> Required work
Write the data out again exactly, with no pictures.

Part of a data file:

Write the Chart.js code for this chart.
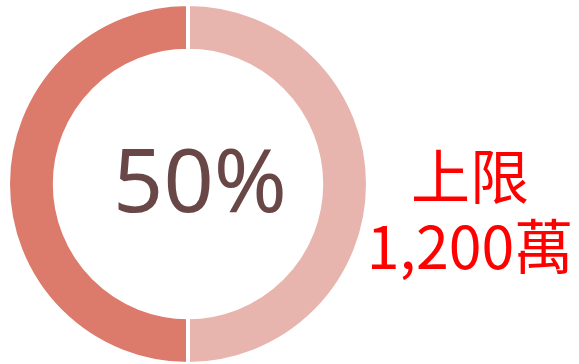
<!DOCTYPE html>
<html>
<head>
<meta charset="utf-8">
<script src="https://cdn.jsdelivr.net/npm/chart.js@4/dist/chart.umd.min.js"></script>
<style>
  html, body { margin: 0; padding: 0; background: #fff; overflow: hidden; }
  body { width: 579px; height: 364px; position: relative; }
  #ring { position: absolute; left: 6px; top: 2px; width: 364px; height: 364px; }
  .pct {
    position: absolute; left: 88px; top: 118px; width: 224px; text-align: center;
    font-family: "Noto Sans", sans-serif; font-size: 88px; line-height: 120px;
    color: #6a4747;
  }
  .cap {
    position: absolute; left: 362px; width: 216px; text-align: center;
    font-family: "Noto Sans CJK TC", sans-serif; font-size: 59px; line-height: 70px;
    color: #ff0000;
  }
</style>
</head>
<body>
<div id="ring"><canvas id="chart"></canvas></div>
<div class="pct" id="pct"></div>
<div class="cap" id="cap1" style="top:139px"></div>
<div class="cap" id="cap2" style="top:209px"></div>
<script>
// progress ring: used share vs remaining
const labels = ["已使用", "剩餘"];
const values = [50, 50];
const colors = ["#dc7b6b", "#e8b5ae"];
const limitTitle = "上限";
const limitValue = "1,200萬";

const pct = Math.round(values[0] / (values[0] + values[1]) * 100);
document.getElementById("pct").textContent = pct + "%";
document.getElementById("cap1").textContent = limitTitle;
document.getElementById("cap2").textContent = limitValue;

new Chart(document.getElementById("chart"), {
  type: "doughnut",
  data: {
    labels,
    datasets: [{ data: values, backgroundColor: colors, borderColor: "#ffffff", borderWidth: 4 }],
  },
  options: {
    responsive: true, maintainAspectRatio: false,
    animation: false,
    cutout: "74%",
    rotation: 180,
    plugins: { legend: { display: false }, tooltip: { enabled: false } },
    layout: { padding: 0 },
  },
});
</script>
</body>
</html>
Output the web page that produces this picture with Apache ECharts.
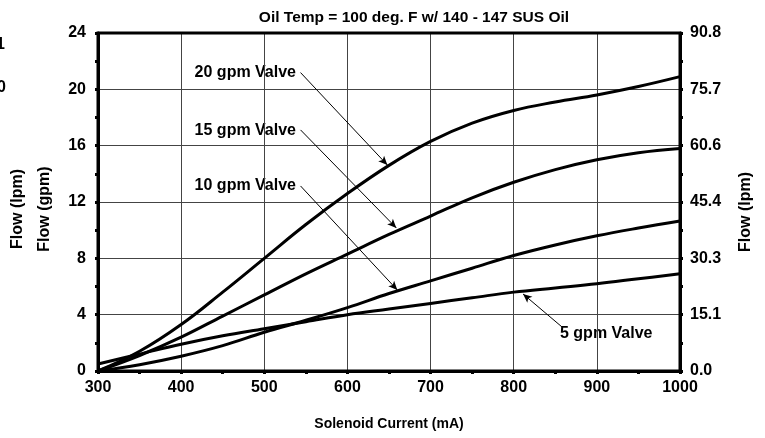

> Output below
Write the Chart.js code for this chart.
<!DOCTYPE html>
<html>
<head>
<meta charset="utf-8">
<script src="https://cdn.jsdelivr.net/npm/chart.js@4/dist/chart.umd.min.js"></script>
<style>
  html, body { margin: 0; padding: 0; background: #fff; overflow: hidden; }
  body { width: 579px; height: 364px; position: relative; }
  #ring { position: absolute; left: 6px; top: 2px; width: 364px; height: 364px; }
  .pct {
    position: absolute; left: 88px; top: 118px; width: 224px; text-align: center;
    font-family: "Noto Sans", sans-serif; font-size: 88px; line-height: 120px;
    color: #6a4747;
  }
  .cap {
    position: absolute; left: 362px; width: 216px; text-align: center;
    font-family: "Noto Sans CJK TC", sans-serif; font-size: 59px; line-height: 70px;
    color: #ff0000;
  }
</style>
</head>
<body>
<div id="ring"><canvas id="chart"></canvas></div>
<div class="pct" id="pct"></div>
<div class="cap" id="cap1" style="top:139px"></div>
<div class="cap" id="cap2" style="top:209px"></div>
<script>
// progress ring: used share vs remaining
const labels = ["已使用", "剩餘"];
const values = [50, 50];
const colors = ["#dc7b6b", "#e8b5ae"];
const limitTitle = "上限";
const limitValue = "1,200萬";

const pct = Math.round(values[0] / (values[0] + values[1]) * 100);
document.getElementById("pct").textContent = pct + "%";
document.getElementById("cap1").textContent = limitTitle;
document.getElementById("cap2").textContent = limitValue;

new Chart(document.getElementById("chart"), {
  type: "doughnut",
  data: {
    labels,
    datasets: [{ data: values, backgroundColor: colors, borderColor: "#ffffff", borderWidth: 4 }],
  },
  options: {
    responsive: true, maintainAspectRatio: false,
    animation: false,
    cutout: "74%",
    rotation: 180,
    plugins: { legend: { display: false }, tooltip: { enabled: false } },
    layout: { padding: 0 },
  },
});
</script>
</body>
</html>
Output the web page that produces this picture with Apache ECharts.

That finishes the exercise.